I'm not sure how to do that. Maybe @Aklapper can help redact that information?

@Nuria The patch has been merged, but could not be deployed last week due to the ops offsite. As the WMF-deploy tag on this task says, the patch will roll out with the October 4-6 (i.e. this week's) deployment train. If this needs to be fixed faster, tell me and I'll SWAT the patch.

@Catrope: nah, it doesn't. My mistake, I was under the impression that patch was deployed but forgot about last week no deployment

Re-checked vagrant logs/eventlogging.log and in betalbas: /srv/log/eventlogging/client-side-events.log

The below grep results show that there are records about schema.*ChangesListFilter, but no clientValidate.*false

etonkovidova@deployment-eventlogging03:/srv/log/eventlogging$ grep 'Recentchanges.*schema.*ChangesListFilters.*clientValidate.*true' client-side-events.log | wc 
     11      11    6331

etonkovidova@deployment-eventlogging03:/srv/log/eventlogging$ grep 'Recentchanges.*schema.*ChangesListFilters.*clientValidate.*false' client-side-events.log | wc 
      0       0       0

@Etonkovidova: I'm wondering, is the code deployed on beta the latest one with the patch that fixes the problem? Or are you saying the code that's generating errors in production is working on beta?

@Millmetric - confirmed with @Catrope: the code will be deployed on Thu

Right, @Etonkovidova, that's fine and no rush. But I mean the code in beta where you found no errors, is that the old or new code? If it's the old code and it's working well in beta, it means something else might be wrong. Otherwise all is well.

@Millmetric the fix for validation works in beta, as far as I could see. I will monitor betalabs for errors, at least for today.
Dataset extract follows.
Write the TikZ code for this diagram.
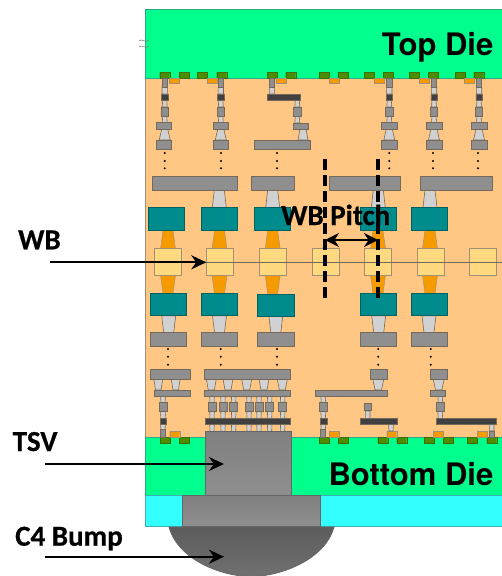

Right, @Etonkovidova, that's fine and no rush. But I mean the code in beta where you found no errors, is that the old or new code? If it's the old code and it's working well in beta, it means something else might be wrong. Otherwise all is well.

The new code is in beta labs and on group0 wikis. It'll go to group1 wikis today and all wikis tomorrow.